After the treaty was concluded, Sviatoslaff desired to have a personal interview with his conqueror. Joannes rode down to the bank of the Danube clad in splendid armour, and accompanied by a brilliant suite of guards on horseback. The short figure of the emperor was no disadvantage where he was distinguished by the beauty of his charger and the splendour of his arms, while his fair countenance, light hair, and piercing blue eyes fixed the attention of all on his bold and good-humoured face, which contrasted well with the dark, sombre visages of his attendants. Sviatoslaff arrived by water in a boat, which he steered himself by an oar. His dress was white, differing in no way from that of those under him, except in being cleaner. Sitting in the stern of his boat, he conversed for a short time with the emperor, who remained on horseback close to the beach. The appearance of the bold Varangian excited much curiosity, and is thus described by a historian who was intimate with many of those who were present at the interview: The Russian was of the middle stature, well formed, with strong neck and broad chest. His eyes were blue, his eyebrows thick, his nose flat, and his beard shaved, but his upper lip was shaded with long and thick mustaches. The hair of his head was cropped close, except two long locks which hung down on each side of his face, and were thus worn as a mark of his Scandinavian race. In his ears he wore golden earrings.

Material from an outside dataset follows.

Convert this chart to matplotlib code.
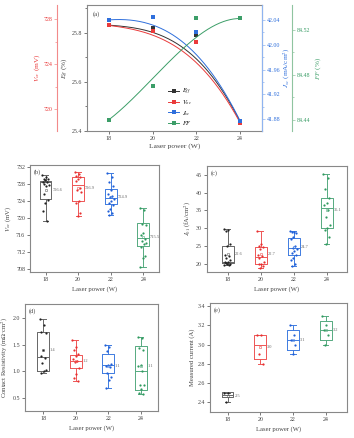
import numpy as np
import matplotlib
matplotlib.use("Agg")
import matplotlib.pyplot as plt
from matplotlib.lines import Line2D

plt.rcParams['font.family'] = ['Liberation Serif', 'DejaVu Serif']
plt.rcParams['mathtext.fontset'] = 'stix'

# ---------------- data: panel (a) ----------------
power = [18, 20, 22, 24]
eff = [25.831, 25.818, 25.790, 25.438]
voc = [727.46, 726.96, 726.0, 718.78]
jsc = [42.040, 42.045, 42.020, 41.877]
ff = [84.44, 84.47, 84.53, 84.53]

# ---------------- data: box panels ----------------
categories = ['18', '20', '22', '24']

# (b) Voc (mV)
voc_q1 = [724.3, 724.0, 723.2, 713.3]
voc_med = [728.3, 727.7, 724.7, 715.1]
voc_q3 = [728.6, 729.5, 726.7, 718.7]
voc_lo = [719.2, 720.5, 720.6, 708.4]
voc_hi = [730.0, 730.7, 730.4, 722.2]
voc_mean = [726.6, 726.9, 724.9, 715.5]
voc_pts = [
    [730.0, 729.6, 729.2, 729.0, 728.8, 728.5, 728.3, 728.0, 727.8, 727.5, 725.5, 724.2, 723.5, 721.5, 719.2],
    [730.7, 730.2, 729.8, 729.5, 729.2, 728.6, 727.0, 726.5, 726.0, 724.0, 723.5, 721.0, 720.5],
    [730.4, 729.5, 728.5, 727.5, 726.5, 725.5, 725.0, 724.8, 724.5, 724.0, 723.5, 723.0, 722.0, 721.5, 721.0, 720.6],
    [722.2, 721.8, 718.5, 718.2, 716.3, 716.0, 715.0, 714.5, 714.0, 713.7, 713.0, 711.0, 710.5, 708.4],
]

# (c) J01 (fA/cm2)
j01_q1 = [20.1, 19.8, 22.5, 30.1]
j01_med = [20.5, 21.8, 24.3, 35.7]
j01_q3 = [25.0, 24.6, 27.1, 38.6]
j01_lo = [19.6, 18.7, 19.3, 25.5]
j01_hi = [29.7, 29.3, 29.2, 45.2]
j01_mean = [22.6, 22.7, 24.7, 35.1]
j01_pts = [
    [29.8, 29.5, 29.2, 25.5, 25.0, 22.5, 22.0, 21.5, 21.0, 20.5, 20.3, 20.0, 19.8, 19.7, 19.6, 20.2],
    [29.3, 25.5, 25.0, 24.8, 24.0, 22.5, 22.0, 21.5, 20.5, 20.0, 19.8, 19.2, 18.7],
    [29.2, 29.0, 28.8, 28.5, 27.5, 26.8, 25.0, 24.5, 24.0, 23.5, 23.0, 22.5, 21.5, 21.0, 20.0, 19.3],
    [45.2, 44.0, 41.0, 38.5, 37.0, 36.5, 35.0, 33.0, 31.0, 30.0, 29.5, 27.5, 25.5],
]

# (d) contact resistivity
rc_q1 = [1.006, 1.056, 0.975, 0.656]
rc_med = [1.27, 1.20, 1.11, 1.00]
rc_q3 = [1.744, 1.31, 1.33, 1.47]
rc_lo = [0.975, 0.82, 0.69, 0.58]
rc_hi = [1.975, 1.58, 1.50, 1.64]
rc_mean = [1.4, 1.2, 1.1, 1.1]
rc_pts = [
    [1.975, 1.87, 1.74, 1.72, 1.40, 1.28, 1.25, 1.15, 1.02, 1.00, 0.975],
    [1.58, 1.45, 1.40, 1.32, 1.28, 1.22, 1.20, 1.18, 1.06, 0.95, 0.88, 0.82],
    [1.50, 1.45, 1.38, 1.13, 1.12, 1.10, 1.08, 0.97, 0.90, 0.83, 0.69],
    [1.64, 1.62, 1.44, 1.40, 1.12, 1.10, 1.00, 0.75, 0.74, 0.66, 0.60, 0.58],
]

# (e) measured current
cur_q1 = [2.452, 2.846, 2.947, 3.047]
cur_med = [2.48, 3.00, 3.047, 3.147]
cur_q3 = [2.504, 3.10, 3.147, 3.248]
cur_lo = [2.40, 2.80, 2.90, 3.00]
cur_hi = [2.50, 3.10, 3.20, 3.30]
cur_mean = [2.47, 2.97, 3.05, 3.15]
cur_pts = [
    [2.50, 2.50, 2.40],
    [3.10, 3.10, 2.90, 2.80],
    [3.20, 3.10, 3.05, 3.00, 2.90],
    [3.30, 3.20, 3.15, 3.10, 3.00],
]
cur_labels = ['2.5', '3.0', '3.1', '3.2']

# ---------------- style ----------------
C_BLK = '#333333'
C_RED = '#ea3b3b'
C_BLU = '#2f6fdc'
C_GRN = '#3c9e68'
BOX_COLS = ['#666666', '#ee5555', '#3f7be0', '#55aa80']
PT_COLS = ['#222222', '#e83030', '#1f5fd8', '#2f9a5e']
FRAME = '#888888'
TXT = '#444444'
TICK_FS = 4.3
LAB_FS = 4.8

fig = plt.figure(figsize=(3.54, 4.38), dpi=100)


def bezier(xs, ys, n=200):
    t = np.linspace(0, 1, n)
    xs = np.asarray(xs, float)
    ys = np.asarray(ys, float)
    b = [(1 - t) ** 3, 3 * (1 - t) ** 2 * t, 3 * (1 - t) * t ** 2, t ** 3]
    return sum(bi * xi for bi, xi in zip(b, xs)), sum(bi * yi for bi, yi in zip(b, ys))


def style_tick(axis_obj, color):
    axis_obj.set_tick_params(which='both', direction='out', colors=color, labelcolor=color,
                             labelsize=TICK_FS, width=0.5, pad=1.5)
    axis_obj.set_tick_params(which='major', length=2)
    axis_obj.set_tick_params(which='minor', length=1.2)


# ---------------- panel (a) ----------------
ax = fig.add_axes([0.2458, 0.7009, 0.4944, 0.2877])
ax.set_xlim(17, 25)
ax.set_ylim(25.4, 25.913)
ax.set_xticks(power)
ax.set_yticks([25.4, 25.6, 25.8])
ax.set_yticks(np.arange(25.4, 25.91, 0.1), minor=True)
for s in ax.spines.values():
    s.set_color(FRAME)
    s.set_linewidth(0.8)
style_tick(ax.xaxis, TXT)
style_tick(ax.yaxis, TXT)
ax.set_ylabel('$E_{ff}$ (%)', fontsize=5.2, color=TXT, labelpad=1)
ax.set_xlabel('Laser power (W)', fontsize=5.4, color=TXT, labelpad=2)
ax.text(0.03, 0.95, '(a)', transform=ax.transAxes, fontsize=4.8, color=TXT, va='top')

bx, by = bezier(power, eff)
ax.plot(bx, by, color=C_BLK, lw=0.7)
ax.plot(power, eff, 's', color=C_BLK, ms=2.3, mew=0)

# Voc axis (left offset)
axv = ax.twinx()
axv.set_ylim(718.04, 729.28)
axv.yaxis.set_ticks_position('left')
axv.yaxis.set_label_position('left')
axv.spines['left'].set_position(('axes', -0.171))
axv.spines['left'].set_visible(True)
axv.spines['left'].set_color('#f28a8a')
axv.spines['left'].set_linewidth(0.8)
for k in ['right', 'top', 'bottom']:
    axv.spines[k].set_visible(False)
axv.set_yticks([720, 724, 728])
axv.set_yticks([722, 726], minor=True)
style_tick(axv.yaxis, C_RED)
axv.yaxis.set_tick_params(which='both', colors='#f28a8a', labelcolor=C_RED)
axv.set_ylabel('$V_{oc}$ (mV)', fontsize=5.2, color=C_RED, labelpad=1)
bx, by = bezier(power, voc)
axv.plot(bx, by, color=C_RED, lw=0.7)
axv.plot(power, voc, 's', color=C_RED, ms=2.3, mew=0)

# Jsc axis (right)
axj = ax.twinx()
axj.set_ylim(41.861, 42.064)
for k in ['left', 'top', 'bottom']:
    axj.spines[k].set_visible(False)
axj.spines['right'].set_color('#8fb4f0')
axj.spines['right'].set_linewidth(0.8)
axj.set_yticks([41.88, 41.92, 41.96, 42.00, 42.04])
axj.set_yticks([41.90, 41.94, 41.98, 42.02], minor=True)
axj.set_yticklabels(['41.88', '41.92', '41.96', '42.00', '42.04'])
style_tick(axj.yaxis, C_BLU)
axj.yaxis.set_tick_params(which='both', colors='#8fb4f0', labelcolor=C_BLU)
axj.set_ylabel('$J_{sc}$ (mA/cm$^2$)', fontsize=5.2, color=C_BLU, labelpad=1)
bx, by = bezier(power, jsc)
axj.plot(bx, by, color=C_BLU, lw=0.7)
axj.plot(power, jsc, 's', color=C_BLU, ms=2.3, mew=0)

# FF axis (right offset)
axf = ax.twinx()
axf.set_ylim(84.430, 84.542)
axf.spines['right'].set_position(('axes', 1.171))
for k in ['left', 'top', 'bottom']:
    axf.spines[k].set_visible(False)
axf.spines['right'].set_color('#8fc4a0')
axf.spines['right'].set_linewidth(0.8)
axf.set_yticks([84.44, 84.48, 84.52])
axf.set_yticks([84.46, 84.50], minor=True)
style_tick(axf.yaxis, C_GRN)
axf.yaxis.set_tick_params(which='both', colors='#8fc4a0', labelcolor=C_GRN)
axf.set_ylabel('$FF$ (%)', fontsize=5.2, color=C_GRN, labelpad=2)
bx, by = bezier(power, ff)
axf.plot(bx, by, color=C_GRN, lw=0.7)
axf.plot(power, ff, 's', color=C_GRN, ms=2.3, mew=0)

handles = [Line2D([], [], color=c, lw=0.7, marker='s', ms=2.3, mew=0)
           for c in [C_BLK, C_RED, C_BLU, C_GRN]]
axf.legend(handles, ['$E_{ff}$', '$V_{oc}$', '$J_{sc}$', '$FF$'], loc='upper left',
           bbox_to_anchor=(0.44, 0.38), frameon=False, fontsize=4.6, handlelength=1.8,
           handletextpad=0.4, labelspacing=0.2, borderpad=0.1)


# ---------------- box panels ----------------
def golden_offsets(n):
    return np.array([((i * 0.618034) % 1.0 - 0.5) * 0.2 for i in range(n)])


rect_xlim = {'(b)': (0.52, 4.48), '(c)': (0.37, 4.6), '(d)': (0.44, 4.53), '(e)': (0.46, 4.65)}


def box_panel(rect, q1, med, q3, lo, hi, mean, pts, labels, ylim, yticks, ylabel, tag,
              yfmt=None):
    a = fig.add_axes(rect)
    for i in range(4):
        st = [dict(q1=q1[i], med=med[i], q3=q3[i], whislo=lo[i], whishi=hi[i],
                   mean=mean[i], fliers=[])]
        c = BOX_COLS[i]
        a.bxp(st, positions=[i + 1], widths=0.36, capwidths=0.16, showfliers=False,
              boxprops=dict(color=c, lw=0.7),
              whiskerprops=dict(color=c, lw=0.7),
              capprops=dict(color=c, lw=0.7),
              medianprops=dict(color=c, lw=0.7), manage_ticks=False)
        p = np.asarray(pts[i])
        a.plot(i + 1 + golden_offsets(len(p)), p, 'o', color=PT_COLS[i], ms=1.6, mew=0,
               zorder=4)
        a.plot([i + 1], [mean[i]], 's', mfc='none', mec=c, ms=1.6, mew=0.4, zorder=4)
        a.text(i + 1 + 0.21, mean[i], labels[i], fontsize=3.2, color='#666666',
               va='center', ha='left')
    a.set_xlim(rect_xlim[tag])
    a.set_ylim(ylim)
    a.set_xticks([1, 2, 3, 4])
    a.set_xticklabels(categories)
    a.set_yticks(yticks)
    if yfmt:
        a.set_yticklabels([yfmt.format(v) for v in yticks])
    for s in a.spines.values():
        s.set_color(FRAME)
        s.set_linewidth(0.8)
    style_tick(a.xaxis, TXT)
    style_tick(a.yaxis, TXT)
    a.set_xlabel('Laser power (W)', fontsize=LAB_FS, color=TXT, labelpad=3)
    a.set_ylabel(ylabel, fontsize=LAB_FS, color=TXT, labelpad=2)
    a.text(0.03, 0.96, tag, transform=a.transAxes, fontsize=4.6, color=TXT, va='top')
    return a


box_panel([0.0847, 0.379, 0.3643, 0.2443], voc_q1, voc_med, voc_q3, voc_lo, voc_hi,
          voc_mean, voc_pts, [f'{v:.1f}' for v in voc_mean], (707.2, 732.4),
          [708, 712, 716, 720, 724, 728, 732], '$V_{oc}$ (mV)', '(b)')
box_panel([0.584, 0.3797, 0.395, 0.2413], j01_q1, j01_med, j01_q3, j01_lo, j01_hi,
          j01_mean, j01_pts, [f'{v:.1f}' for v in j01_mean], (17.7, 47.5),
          [20, 25, 30, 35, 40, 45], '$J_{01}$ (fA/cm$^2$)', '(c)')
box_panel([0.0706, 0.0623, 0.3757, 0.2437], rc_q1, rc_med, rc_q3, rc_lo, rc_hi,
          rc_mean, rc_pts, [f'{v:.1f}' for v in rc_mean], (0.26, 2.26),
          [0.5, 1.0, 1.5, 2.0], 'Contact Resistivity (m$\\Omega$·cm$^2$)', '(d)', yfmt='{:.1f}')
box_panel([0.593, 0.06, 0.387, 0.2489], cur_q1, cur_med, cur_q3, cur_lo, cur_hi,
          cur_mean, cur_pts, cur_labels, (2.303, 3.435),
          [2.4, 2.6, 2.8, 3.0, 3.2, 3.4], 'Measured current (A)', '(e)', yfmt='{:.1f}')

fig.savefig('out.png', dpi=100)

Sviatoslaff immediately quitted Dorystolon, but he was obliged to winter on the shores of the Euxine, and famine thinned his ranks. In spring he attempted to force his way through the territory of the Patzinaks with his diminished army. He was defeated, and perished near the cataracts of the Dnieper. Kour, prince of the Patzinaks, became the possessor of his skull, which he shaped into a drinking-cup, and adorned with the moral maxim, doubtless not less suitable to his own skull, had it fallen into the hands of others, “He who covets the property of others, oft loses his own.” We have already had occasion to record that the skull of the Byzantine emperor, Nicephorus I, had ornamented the festivals of a Bulgarian king; that of a Russian sovereign now figured in the tents of a Turkish tribe.

[971-988 A.D.]

The results of the campaign were as advantageous to the Byzantine Empire as they were glorious to the emperor Joannes. Bulgaria was conquered, a strong garrison established in Dorystolon, and the Danube once more became the frontier of the Roman Empire. The peace with the Russians was uninterrupted until about the year 988, when, from some unknown cause of quarrel, Vladimir the son of Sviatoslaff attacked and gained possession of Cherson by cutting off the water.

The Greek city of Cherson, situated on the extreme verge of ancient civilisation, escaped for ages from the impoverishment and demoralisation into which the Hellenic race was precipitated by the Roman system of concentrating all power in the capital of the empire. Cherson was governed for centuries by its own elective magistrates, and it was not until towards the middle of the ninth century that the emperor Theophilus destroyed its independence. When Vladimir the sovereign of Russia attacked it in 988, it was betrayed into his hands by a priest, who informed him how to cut off the water. The great object of ambition of all the princes of the East, from the time of Heraclius to that of the last Comnenus of Trebizond, was to form matrimonial alliances with the imperial family. Vladimir obtained the hand of Anne, the sister of the emperors Basil II and Constantine IX, and was baptized and married in the church of the Panaghia at Cherson. To soothe the vanity of the empire, he pretended to retain possession of his conquest as the dowry of his wife. Many of the priests who converted the Russians to Christianity, and many of the artists who adorned the earliest Russian churches with paintings and mosaics, were natives of Cherson. The church raised Vladimir to the rank of a saint; the Russians conferred on him the title of “the great.”

Joannes Zimisces, having terminated the Russian War, compelled Boris to resign the crown of Bulgaria, and accept the title of “magister,” as a pensioner of the Byzantine court. The frontier of the Eastern Empire was once more extended to the Danube.